Re: [PATCH] mm/hotplug: Only respect mem= parameter during boot stage

From: Michal Hocko
Date: Tue Dec 10 2019 - 05:28:38 EST


On Tue 10-12-19 15:24:53, Baoquan He wrote:
> On 12/09/19 at 11:07am, Michal Hocko wrote:
> > On Fri 06-12-19 23:05:24, Baoquan He wrote:
> > > In commit 357b4da50a62 ("x86: respect memory size limiting via mem=
> > > parameter") a global varialbe global max_mem_size is added to store
> > > the value which is parsed from 'mem= '. This truly stops those
> > > DIMM from being added into system memory during boot.
> > >
> > > However, it also limits the later memory hotplug functionality. Any
> > > memory board can't be hot added any more if its region is beyond the
> > > max_mem_size. System will print error like below:
> > >
> > > [ 216.387164] acpi PNP0C80:02: add_memory failed
> > > [ 216.389301] acpi PNP0C80:02: acpi_memory_enable_device() error
> > > [ 216.392187] acpi PNP0C80:02: Enumeration failure
> > >
> > > >From document of 'mem =' parameter, it should be a restriction during
> > > boot, but not impact the system memory adding/removing after booting.
> > >
> > > mem=nn[KMG] [KNL,BOOT] Force usage of a specific amount of memory
> > >
> > > So fix it by also checking if it's during SYSTEM_BOOTING stage when
> > > restrict memory adding. Otherwise, skip the restriction.
> >
> > Could you be more specific about why the boot vs. later hotplug makes
> > any difference? The documentation is explicit about the boot time but
> > considering this seems to be like that since ever I strongly suspect
> > that this is just an omission.
>
> I think the 'mem=' updating in commit 357b4da50a62 will only affect
> those hotplugable memory regions. When I tested it, there are three
> memmory boards, one is the normal memory region with 4G memory, and the
> other two are hotpluggable memory boards and recorded in ACPI tables,
> each is 1GB. When put all them three onsite before boot, they will be
> recognized by firmware and written into e820 table and/or EFI table, then
> kernel can read them from e820 and them as system memory, we get 6G
> memory.
>
> However, if add 'mem=', like 'mme=3G', w/o commit 357b4da50a62, in e820,
> we will only get 3G memory. Later in acpi_init(), acpi scanning will
> search those two memory regions, and try to add them into system call
> because the two hotpluggable memory boards are power on and ready.
> Then we will get 3G + 1G + 1G, 5G memory. the 1st 3G is from the normal
> memory board, its last 1G is trimmed. Jurgen's patch is trying to fix this
> because the adding happens during boot time, and conflicts with 'mem='.

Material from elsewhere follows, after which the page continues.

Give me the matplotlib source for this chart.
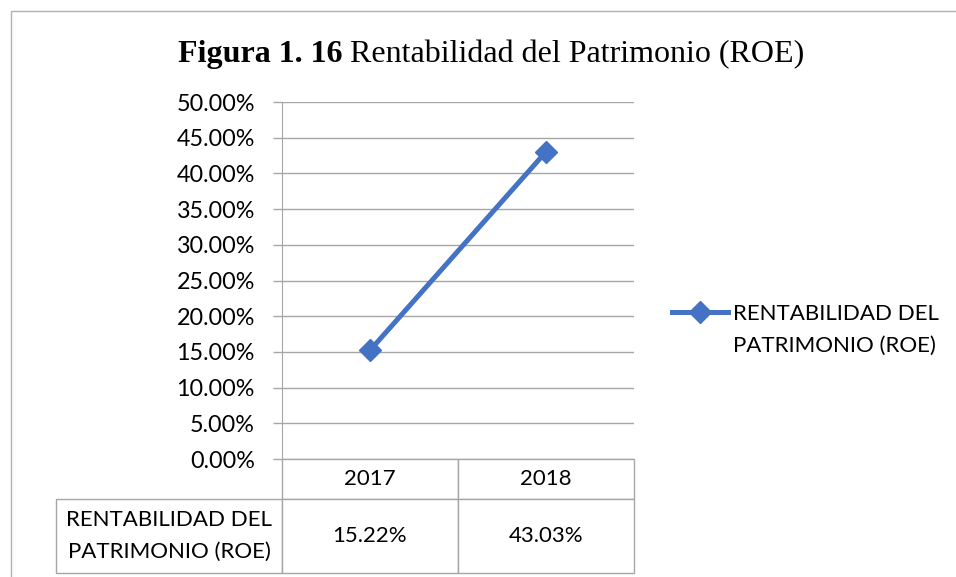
import matplotlib.pyplot as plt
from matplotlib.lines import Line2D
from matplotlib.patches import Rectangle
from matplotlib.table import Table

# ---------- data ----------
years = ['2017', '2018']
roe = [15.22, 43.03]
serie_lines = ['RENTABILIDAD DEL', 'PATRIMONIO (ROE)']
yticks = [0, 5, 10, 15, 20, 25, 30, 35, 40, 45, 50]
title_bold = 'Figura 1. 16'
title_rest = 'Rentabilidad del Patrimonio (ROE)'

blue = '#4472C4'
grid_col = '#A6A6A6'
sans = 'Lato'
fs = 16

W, H = 956, 577
fig = plt.figure(figsize=(W / 100, H / 100), dpi=100)


def fx(px):
    return px / W


def fy(py):
    return 1 - py / H


# outer frame of the chart object
fig.add_artist(Rectangle((fx(11), -0.1), 1.2, fy(11) + 0.1, transform=fig.transFigure,
                         fill=False, edgecolor='#B0B0B0', lw=1))

ax = fig.add_axes([fx(282), fy(459), fx(634) - fx(282), fy(102) - fy(459)])
x = list(range(len(years)))
line, = ax.plot(x, roe, color=blue, lw=3.6, marker='D', markersize=11, zorder=3)

ax.set_xlim(-0.5, len(years) - 0.5)
ax.set_ylim(0, 50)
ax.set_yticks(yticks)
ax.set_yticklabels([f'{v:.2f}%' for v in yticks], fontfamily=sans, fontsize=16.8)
ax.set_xticks([])
ax.tick_params(axis='y', direction='out', length=6.5, width=1, color=grid_col, pad=13)
ax.yaxis.grid(True, color=grid_col, lw=1)
ax.set_axisbelow(True)
for s in ['top', 'right', 'bottom']:
    ax.spines[s].set_visible(False)
ax.spines['left'].set_color(grid_col)

# data table under the plot (axes units: width 352 px, height 357 px)
# bbox covers the year columns only, the row label column hangs to its left
lab_w = 226 / 352
col_w = 0.5
hdr_h = 40 / 357
row_h = 74 / 357
tab = Table(ax, bbox=[0, -(hdr_h + row_h), col_w * len(years), hdr_h + row_h])
for j, yr in enumerate(years):
    tab.add_cell(0, j, col_w, hdr_h, text=yr, loc='center')
    tab.add_cell(1, j, col_w, row_h, text=f'{roe[j]:.2f}%', loc='center')
tab.add_cell(1, -1, lab_w, row_h, text='\n'.join(serie_lines), loc='center')
tab.auto_set_font_size(False)
for (r, c), cell in tab.get_celld().items():
    cell.set_edgecolor(grid_col)
    cell.set_linewidth(1)
    cell.get_text().set_fontfamily(sans)
    cell.get_text().set_fontsize(fs)
    cell.get_text().set_linespacing(1.75)
ax.add_table(tab)

# legend on the right
handle = Line2D([], [], color=blue, lw=3.6, marker='D', markersize=11)
leg = fig.legend([handle], [serie_lines[0]], loc='center left',
                 bbox_to_anchor=(fx(672), fy(314)), frameon=False,
                 borderpad=0, borderaxespad=0, handlelength=2.5, handletextpad=0.25,
                 prop={'family': sans, 'size': fs})

# title: bold part + regular part
t1 = fig.text(fx(178), fy(62), title_bold, fontfamily='Liberation Serif',
              fontweight='bold', fontsize=23, va='baseline', ha='left')
fig.canvas.draw()
r = fig.canvas.get_renderer()
bb = t1.get_window_extent(r)
fig.text(bb.x1 / W + fx(7), fy(62), title_rest, fontfamily='Liberation Serif',
         fontsize=23, va='baseline', ha='left')

lb = leg.get_texts()[0].get_window_extent(r)
fig.text(lb.x0 / W, fy(346), serie_lines[1], fontfamily=sans, fontsize=fs,
         va='center', ha='left')

fig.savefig('out.png', dpi=100)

Unless I misunderstand what you are saying this all is just expected.
You have restricted the memory explicitly and the result is that not all
the memory is visible.

> But after system bootup, we should be able to hot add/remove any memory
> board. This should not be restricted by a boot-time kernel parameter
> 'mme='. This is what I am trying to fix.

This is a simple statement without any actual explanation on why. Why is
hotplug memory special? What is the usecase? Who would want to use mem
parameter and later expect a memory above the restrected area to be
hotplugable?

David has provided an actual usecase [1] but this needs to be documented
somewhere so that we do not break that accidentally in the future.
Ideally both in code which adds the boot restriction and the kernel
command line documentation to be explicit about BOOT restriction.

[1] http://lkml.kernel.org/r/429622cf-f0f4-5d80-d39d-b0d8a6c6605f@xxxxxxxxxx
--
Michal Hocko
SUSE Labs